WHAT YOU WILL DO -
Reproduce exactly, with no pictures, each line from the opening of the material down through the line containing "(12,8) rectangle (975,854);".

_____

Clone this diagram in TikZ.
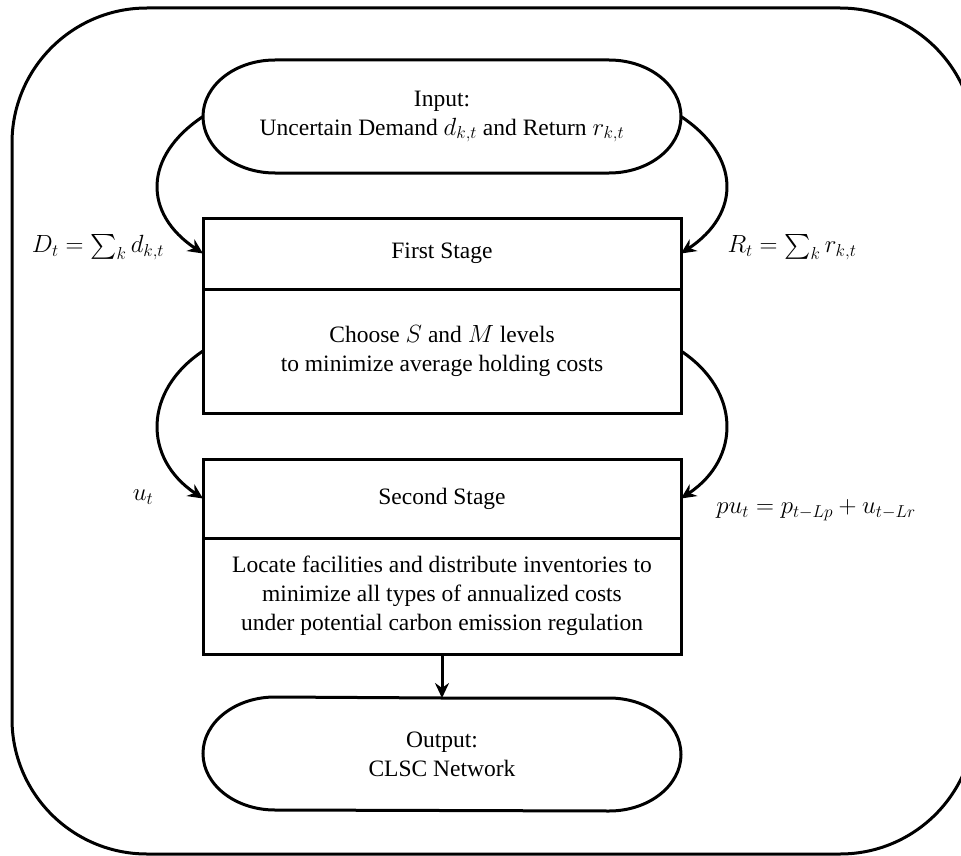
\documentclass[tikz,border=0pt]{standalone}
\usepackage{exscale}
\usepackage{fontspec}
\setmainfont{Liberation Serif}
\usetikzlibrary{arrows.meta}

% terminator outline with elliptical ends, drawn around a named node
\newcommand\termshape[1]{%
  \draw[line] (#1.north) -- ([xshift=-72pt]#1.north east)
    arc[start angle=90,end angle=-90,x radius=72pt,y radius=56.5pt]
    -- ([xshift=72pt]#1.south west)
    arc[start angle=270,end angle=90,x radius=72pt,y radius=56.5pt] -- cycle;}

\begin{document}
\begin{tikzpicture}[x=1pt,y=-1pt,
  every node/.style={font=\fontsize{23.5}{29}\selectfont, align=center},
  line/.style={line width=3pt},
  blk/.style={line, draw, rectangle, minimum width=478pt, inner sep=0pt, outer sep=0pt},
  term/.style={rectangle, minimum width=478pt, minimum height=113pt, inner sep=0pt, outer sep=0pt},
  flow/.style={line, -{Stealth[length=15pt,width=14pt,inset=5pt]}},
  lbl/.style={inner sep=0pt}]

\useasboundingbox (0,0) rectangle (961,856);
\clip (0,0) rectangle (961,856);

% outer frame
\draw[line, rounded corners=135pt] (12,8) rectangle (975,854);

% blocks
\node[term] (inp) at (442,116.5) {Input:\\Uncertain Demand $d_{k,t}$ and Return $r_{k,t}$};
\termshape{inp}
\node[blk, minimum height=71pt] (fsh) at (442,253.5) {First Stage};
\node[blk, minimum height=124pt] (fsb) at (442,351) {Choose $S$ and $M$ levels\\to minimize average holding costs};
\node[blk, minimum height=79pt] (ssh) at (442,498.5) {Second Stage};
\node[blk, minimum height=116pt] (ssb) at (442,596) {Locate facilities and distribute inventories to\\minimize all types of annualized costs\\under potential carbon emission regulation};
\node[term, minimum height=112pt] (out) at (442,754) {Output:\\CLSC Network};
\termshape{out}

% connectors
\draw[flow] (inp.west) .. controls +(-60,40) and +(-60,-40) .. (fsh.west);
\draw[flow] (inp.east) .. controls +(60,40) and +(60,-40) .. (fsh.east);
\draw[flow] (fsb.west) .. controls +(-60,40) and +(-60,-40) .. (ssh.west);
\draw[flow] (fsb.east) .. controls +(60,40) and +(60,-40) .. (ssh.east);
\draw[flow] (ssb.south) -- (out.north);

% labels
\node[lbl] (dsum) at (98,247) {$D_t = \sum_k d_{k,t}$};
\node[lbl] (rsum) at (792,247) {$R_t = \sum_k r_{k,t}$};
\node[lbl] (ut) at (143,497) {$u_t$};
\node[lbl] (put) at (816,510) {$pu_t = p_{t-Lp} + u_{t-Lr}$};
\end{tikzpicture}
\end{document}
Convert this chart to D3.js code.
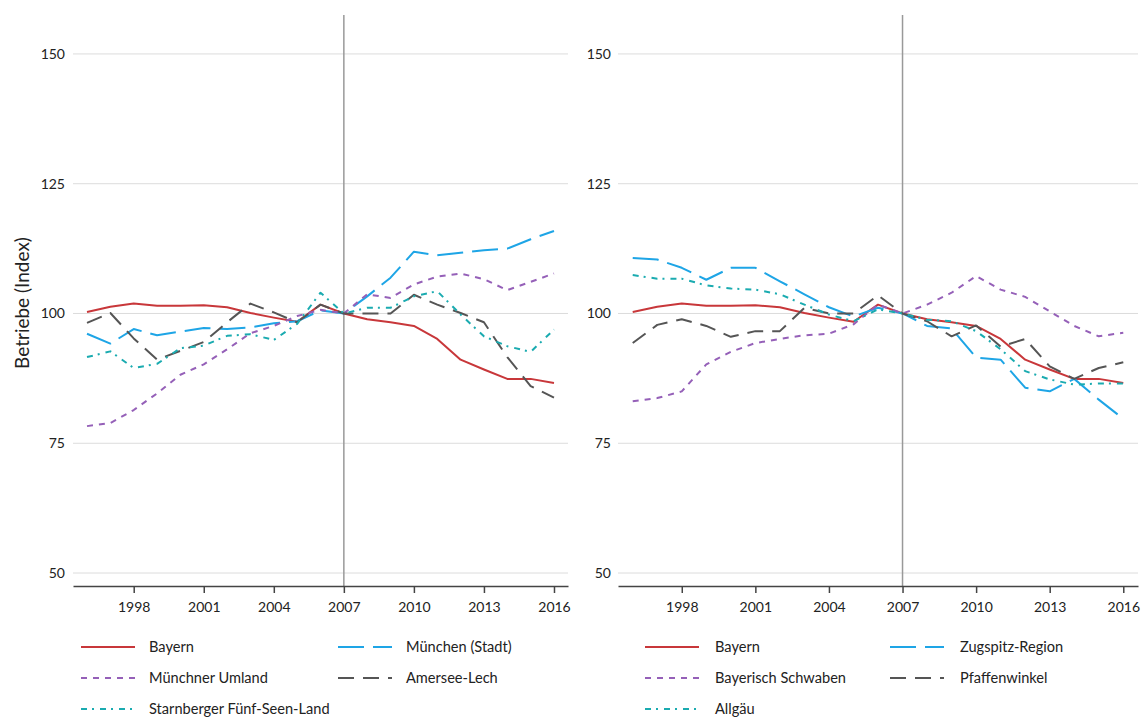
<!DOCTYPE html>
<html><head><meta charset="utf-8">
<script src="https://cdn.jsdelivr.net/npm/d3@7"></script>
<style>body{margin:0;background:#fff;font-family:Lato,"Noto Sans",sans-serif;}</style>
</head><body><svg id="c" width="1142" height="718"></svg>
<script>
const years = [1996,1997,1998,1999,2000,2001,2002,2003,2004,2005,2006,2007,2008,2009,2010,2011,2012,2013,2014,2015,2016];
const xTicks = [1998,2001,2004,2007,2010,2013,2016];
const yTicks = [50,75,100,125,150];
const refYear = 2007;

const bayern = [100.3,101.3,101.9,101.5,101.5,101.6,101.2,100.1,99.2,98.4,101.7,100,98.9,98.3,97.6,95.1,91.1,89.2,87.4,87.4,86.6];
// left panel
const muenchenStadt = [96.1,94.2,97.0,95.8,96.5,97.2,97.0,97.3,98.1,98.5,100.6,100,103.3,106.9,111.9,111.2,111.7,112.2,112.5,114.3,115.9];
const muenchnerUmland = [78.3,78.9,81.4,84.6,88.2,90.2,93.1,96.2,97.6,99.5,100.7,100,103.7,103.0,105.6,107.1,107.7,106.6,104.5,106.1,107.7];
const amerseeLech = [98.2,100.1,95.2,91.1,92.8,94.5,98.3,101.9,100.2,98.3,101.7,100,100,100,103.6,101.7,100.1,98.3,91.6,86.0,83.8];
const starnberger = [91.6,92.7,89.5,90.3,93.3,93.8,95.7,96.0,94.9,98.0,104.0,100,101.1,101.1,103.3,104.3,99.8,95.6,93.7,92.6,96.9];
// right panel
const zugspitz = [110.7,110.4,108.8,106.5,108.8,108.8,106.2,103.7,101.2,99.4,101.1,100,97.6,97.1,91.5,91.1,85.7,85.0,87.4,83.4,79.7];
const schwaben = [83.1,83.7,85.0,90.2,92.6,94.3,95.1,95.8,96.1,97.9,101.7,100,101.7,104.0,107.2,104.6,103.2,100.4,97.6,95.6,96.3];
const pfaffenwinkel = [94.3,97.8,98.9,97.6,95.5,96.6,96.6,101.1,100.0,100.0,103.5,100,98.5,95.6,97.7,93.6,95.1,89.8,87.4,89.5,90.6];
const allgaeu = [107.4,106.7,106.7,105.4,104.8,104.6,103.7,101.7,99.8,98.5,100.8,100,98.8,98.5,96.6,93.1,88.9,87.3,86.3,86.5,86.5];

const leftNames = ["Bayern","München (Stadt)","Münchner Umland","Amersee-Lech","Starnberger Fünf-Seen-Land"];
const rightNames = ["Bayern","Zugspitz-Region","Bayerisch Schwaben","Pfaffenwinkel","Allgäu"];

const colors = ["#c8373a","#1ea5e6","#9560b8","#555555","#1aabb0"];
const dashes = [null,"26 9","6 6","16 9","6 5 2 6"];

const svg = d3.select("#c");
const y = d3.scaleLinear().domain([47.5,157.5]).range([586,15]);

function panel(x0, x1, labelRight, names, series) {
  const x = d3.scaleLinear().domain([1995.4,2016.6]).range([x0,x1]);
  const g = svg.append("g");
  g.selectAll("line.grid").data(yTicks).join("line")
    .attr("x1",x0).attr("x2",x1).attr("y1",d=>y(d)).attr("y2",d=>y(d))
    .attr("stroke","#dcdcdc").attr("stroke-width",1);
  g.selectAll("text.yt").data(yTicks).join("text")
    .attr("x",labelRight).attr("y",d=>y(d)).attr("dy","0.35em")
    .attr("text-anchor","end").attr("font-size",14).attr("fill","#222").text(d=>d);
  g.append("line").attr("x1",x(refYear)).attr("x2",x(refYear)).attr("y1",15).attr("y2",586)
    .attr("stroke","#999").attr("stroke-width",1.5);
  const ax = g.append("g").attr("transform","translate(0,586)")
    .call(d3.axisBottom(x).tickValues(xTicks).tickFormat(d3.format("d")).tickSize(7).tickSizeOuter(0));
  ax.select(".domain").attr("stroke","#444").attr("stroke-width",1.5);
  ax.selectAll(".tick line").attr("stroke","#444").attr("stroke-width",1.5);
  ax.selectAll(".tick text").attr("font-size",14).attr("font-family","Lato,'Noto Sans',sans-serif").attr("fill","#222").attr("dy","1.15em");
  const line = d3.line().x((d,i)=>x(years[i])).y(d=>y(d));
  series.forEach((s,k)=>{
    g.append("path").attr("d",line(s)).attr("fill","none")
      .attr("stroke",colors[k]).attr("stroke-width",2)
      .attr("stroke-dasharray",dashes[k]).attr("stroke-linejoin","round");
  });
  return x;
}

panel(73,568,65,leftNames,[bayern,muenchenStadt,muenchnerUmland,amerseeLech,starnberger]);
panel(618,1138,611,rightNames,[bayern,zugspitz,schwaben,pfaffenwinkel,allgaeu]);

svg.append("text").attr("transform","translate(29,303) rotate(-90)")
  .attr("text-anchor","middle").attr("font-size",19).attr("fill","#222").text("Betriebe (Index)");

function legend(names, colX, lineW, textOff) {
  const pos = [[0,0],[1,0],[0,1],[1,1],[0,2]];
  names.forEach((n,k)=>{
    const lx = colX[pos[k][0]], ly = 647 + pos[k][1]*31;
    svg.append("line").attr("x1",lx).attr("x2",lx+lineW).attr("y1",ly).attr("y2",ly)
      .attr("stroke",colors[k]).attr("stroke-width",2).attr("stroke-dasharray",dashes[k]);
    svg.append("text").attr("x",lx+textOff).attr("y",ly).attr("dy","0.35em")
      .attr("font-size",14.6).attr("fill","#222").text(n);
  });
}
legend(leftNames,[81,338],54,68);
legend(rightNames,[645,890],54,70);
</script></body></html>
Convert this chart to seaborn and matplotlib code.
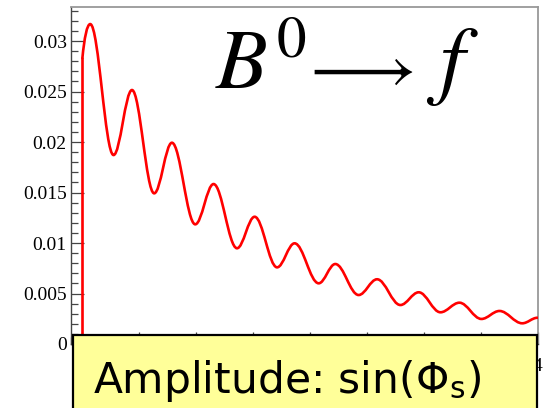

_____

SOLUTION BELOW -
Clone this diagram in TikZ.
\documentclass[tikz,border=0pt]{standalone}
\usepackage{exscale}
\usepackage{fontspec}
\setmainfont{Liberation Serif}
\usetikzlibrary{arrows.meta}

% terminator outline with elliptical ends, drawn around a named node
\newcommand\termshape[1]{%
  \draw[line] (#1.north) -- ([xshift=-72pt]#1.north east)
    arc[start angle=90,end angle=-90,x radius=72pt,y radius=56.5pt]
    -- ([xshift=72pt]#1.south west)
    arc[start angle=270,end angle=90,x radius=72pt,y radius=56.5pt] -- cycle;}

\begin{document}
\begin{tikzpicture}[x=1pt,y=-1pt,
  every node/.style={font=\fontsize{23.5}{29}\selectfont, align=center},
  line/.style={line width=3pt},
  blk/.style={line, draw, rectangle, minimum width=478pt, inner sep=0pt, outer sep=0pt},
  term/.style={rectangle, minimum width=478pt, minimum height=113pt, inner sep=0pt, outer sep=0pt},
  flow/.style={line, -{Stealth[length=15pt,width=14pt,inset=5pt]}},
  lbl/.style={inner sep=0pt}]

\useasboundingbox (0,0) rectangle (961,856);
\clip (0,0) rectangle (961,856);

% outer frame
\draw[line, rounded corners=135pt] (12,8) rectangle (975,854);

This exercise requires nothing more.